Given that the communications problem was real and that it was going to take time to build trust, I still had an immediate need to find out what was wrong in the branch, what to do about it. Here I did two things:

  1. I focused on understanding work flows. What was being done, who was doing it, how was it being done, at what standard? I must emphasis that this did not mean micro-management, itself a major problem in professional services. I saw my role in setting quality standards and then letting people get on with it. As I gained understanding I was able to identify a few immediate problems that I could act on that would help people, thus building trust.
  2. I also got out of my office a fair bit, just talking to people, while also encouraging a range of branch activities. Some of this was informal and social, just stopping by people's desks to ask them something, follow up something. I also tried to find ways of working with as many people as possible, trying to help them on particular tasks.

In combination, this started to give me a feel for the the real scope of branch activities, of the strengths and weaknesses of individuals, of the real problem areas. I was also able to triangulate, to look at a person or an issue using several different information sources.

People's perceptions are always imperfect.

Two of my people were perceived by the Department as non-performers. I formed a different view.

One in a fast response, high pressure area was being so badly crippled by tension induced migraine headaches as to render him a non-performer. Yet when I talked to him I found his deep knowledge of the Australian economy and of economic statistics invaluable. He also had a female staff member who I felt was being under-rated, who had considerable potential.
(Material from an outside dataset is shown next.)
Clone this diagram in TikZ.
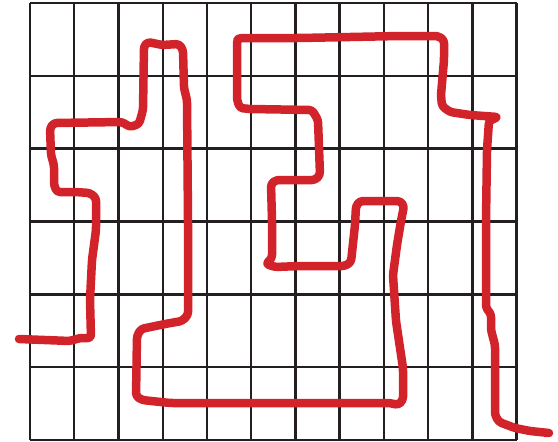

In this case, and with his full agreement, we restructured section operations so that the female staff member and I worked on the fast response stuff, mainly daily economic briefings to the minister, while he focused on longer term issues. His migraines eased, the standard of our economic advice improved, while the female staff member seized the opportunity, in so doing moving onto a faster promotion path.

The second case involved a deputy section head who was perceived as non-performing in large part because he could not work the required hours. When I looked at this case I found that he had a non-performing section head who spent a lot of time on a private business interests and that he was in fact trying to carry the section. I also found that he was a single father with four children, creating enormous problems for him in trying to balance work and family. There was simply no way he could be on call in the way the Department was trying to demand.

In this case I facilitated the exit of the section head. I say facilitated because the section head and I agreed that he should go on immediate leave without without pay to do other things. A little later he resigned.

In doing so I found that the Department was well aware of the performance problem. I spoke to the section head in the morning and then prepared the necessary request. The required Departmental and Public Service Board approvals came through in just two hours, with the section head on leave that afternoon. When I commented on this, I was told that it had been just too difficult to handle previously!

I now restructured the section, making the deputy section head acting section head. With his cooperation I also restructured the work to give him greater time flexibility to meet family needs with other staff providing back-up when he was not there. He was later confirmed in the section head position.

None of this would have been possible if I had not spent the time required to overcome the communication barrier created by my role as boss.